Malcom Tanner rents property through Airbnb in Florida, Texas and several locations in Indiana, but he said he’s never seen anything like this.

On Sunday, he arrived at his North Burns Street property, ready to turn the house over for his next tenant.

“I was just planning to change the blankets, change the towels, maybe wipe down a bit and walk out the door. I didn’t expect it at all,” Tanner said.

He arrived to find police tape taped to his trees, bullet holes in the living room ceiling, and damage throughout the house.

As he walked through the house, he pointed out trim torn from doors, dining room chairs now broken, and cabinet doors that needed to be put back in place.

He says police later told him that a large party had taken place on Saturday evening and ended in gunfire around 2 a.m. on Sunday. A woman was shot in the leg.

The renter, named Jonathan, was verified on Airbnb, but had no ratings or reviews. Tanner says he trusted Jonathan because he said he was an active military man.

“It’s up to you if you rent from them if they have a bad rating, but he didn’t have a bad rating. He had no notes.

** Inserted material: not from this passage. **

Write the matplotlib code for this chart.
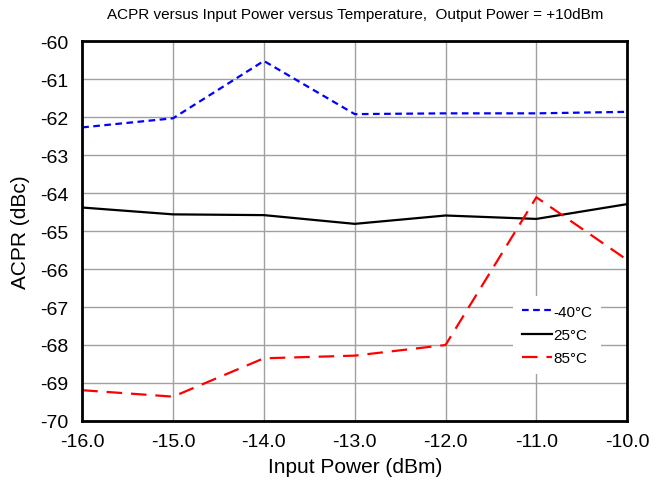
import matplotlib.pyplot as plt

plt.rcParams['font.family'] = ['Liberation Sans', 'DejaVu Sans']
plt.rcParams['axes.unicode_minus'] = False

## Input power sweep (dBm)
pin = [-16.0, -15.0, -14.0, -13.0, -12.0, -11.0, -10.0]

## ACPR (dBc) at each temperature
acpr_m40 = [-62.27, -62.03, -60.52, -61.92, -61.90, -61.90, -61.86]
acpr_25 = [-64.38, -64.56, -64.58, -64.81, -64.59, -64.68, -64.29]
acpr_85 = [-69.19, -69.36, -68.35, -68.28, -68.00, -64.11, -65.76]

labels = ['-40\u00b0C', '25\u00b0C', '85\u00b0C']

fig = plt.figure(figsize=(6.63, 4.85), dpi=100)
ax = fig.add_axes([0.124, 0.130, 0.822, 0.783])

ax.plot(pin, acpr_m40, color='#0000ff', lw=1.6, ls=(0, (3, 2)), label=labels[0])
ax.plot(pin, acpr_25, color='black', lw=1.6, label=labels[1])
ax.plot(pin, acpr_85, color='#ff0000', lw=1.6, ls=(0, (7, 4)), label=labels[2])

ax.set_xlim(-16, -10)
ax.set_ylim(-70, -60)
ax.set_xticks(pin)
ax.set_xticklabels(['%.1f' % p for p in pin])
ax.set_yticks(range(-70, -59))
ax.tick_params(length=0, labelsize=14)
ax.tick_params(axis='x', pad=9)
ax.tick_params(axis='y', pad=10)
ax.grid(True, color='#a0a0a0', lw=1)
for s in ax.spines.values():
    s.set_linewidth(2)

ax.set_xlabel('Input Power (dBm)', fontsize=15, labelpad=5)
ax.set_ylabel('ACPR (dBc)', fontsize=15, labelpad=7)
ax.set_title('ACPR versus Input Power versus Temperature,  Output Power = +10dBm',
             fontsize=11, pad=17)

leg = ax.legend(loc='upper left', bbox_to_anchor=(0.79, 0.33), frameon=True,
                fontsize=11, handlelength=2.0, handletextpad=0.05,
                labelspacing=0.6, borderaxespad=0, borderpad=0.6)
leg.get_frame().set_edgecolor('none')
leg.get_frame().set_facecolor('white')
leg.get_frame().set_alpha(1)
leg.get_frame().set_boxstyle('square', pad=0)

fig.savefig('out.png', dpi=100)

Jonathan says it’s because it was his first time renting through Airbnb. He says it was supposed to be a little get-together with friends and it quickly got out of hand. He claims he was drunk and fell asleep.

“I guess people were invited when they weren’t supposed to be,” Jonathan said, adding that wasn’t his intention. “Honestly, I don’t think it’s my fault, but since I signed it, it’s in my position to be the one to pay.”

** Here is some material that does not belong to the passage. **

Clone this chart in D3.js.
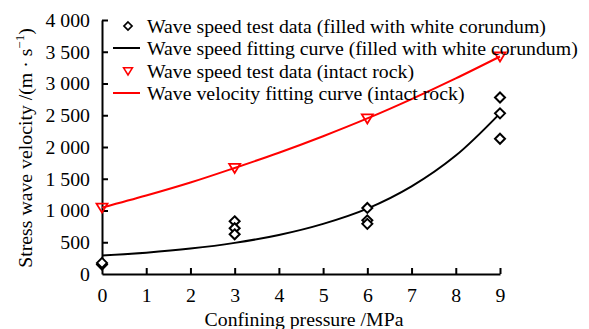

While Tanner says he’ll be more careful, he doesn’t blame Airbnb, which does background checks on every tenant. He says sometimes things happen.

“Is this going to scare me? Yes, but every business opportunity carries a risk.

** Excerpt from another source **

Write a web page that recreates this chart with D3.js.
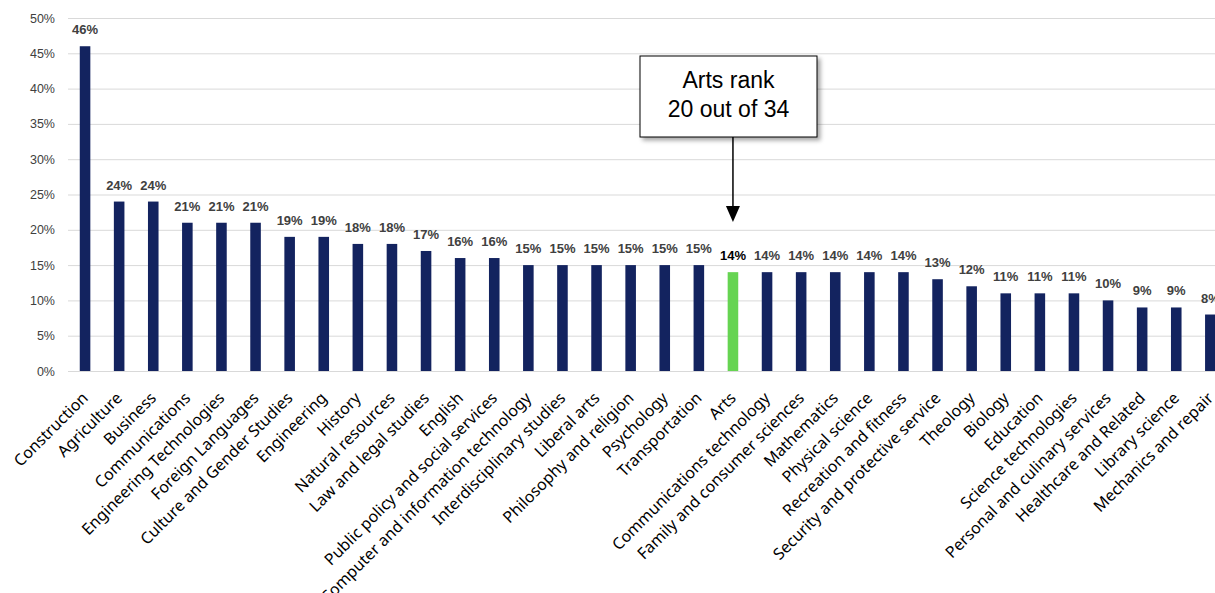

It’s a risk that not everyone agrees to take. Next-door neighbors say they’re trying to move out using short-term rentals. Another across the street says he mostly wants to keep his distance.

“It’s on them,” said Jerry Harris, 65. “As long as everything stays across the street, I don’t have a nickel in that penny. As long as it doesn’t come through and affect this house. I have no problem with that.

Tanner says he believes background checks work and even keep neighborhoods safe. He says the company cannot be responsible for people brought to a party.

In the meantime, he tries to figure out how to keep the house open for business.

Airbnb provides up to $1 million insurance to cover damages in situations like this.

Tanner wants the tenant held accountable and says if he doesn’t pay, he’ll consider legal action.

Meanwhile, another tenant is supposed to stay in three days.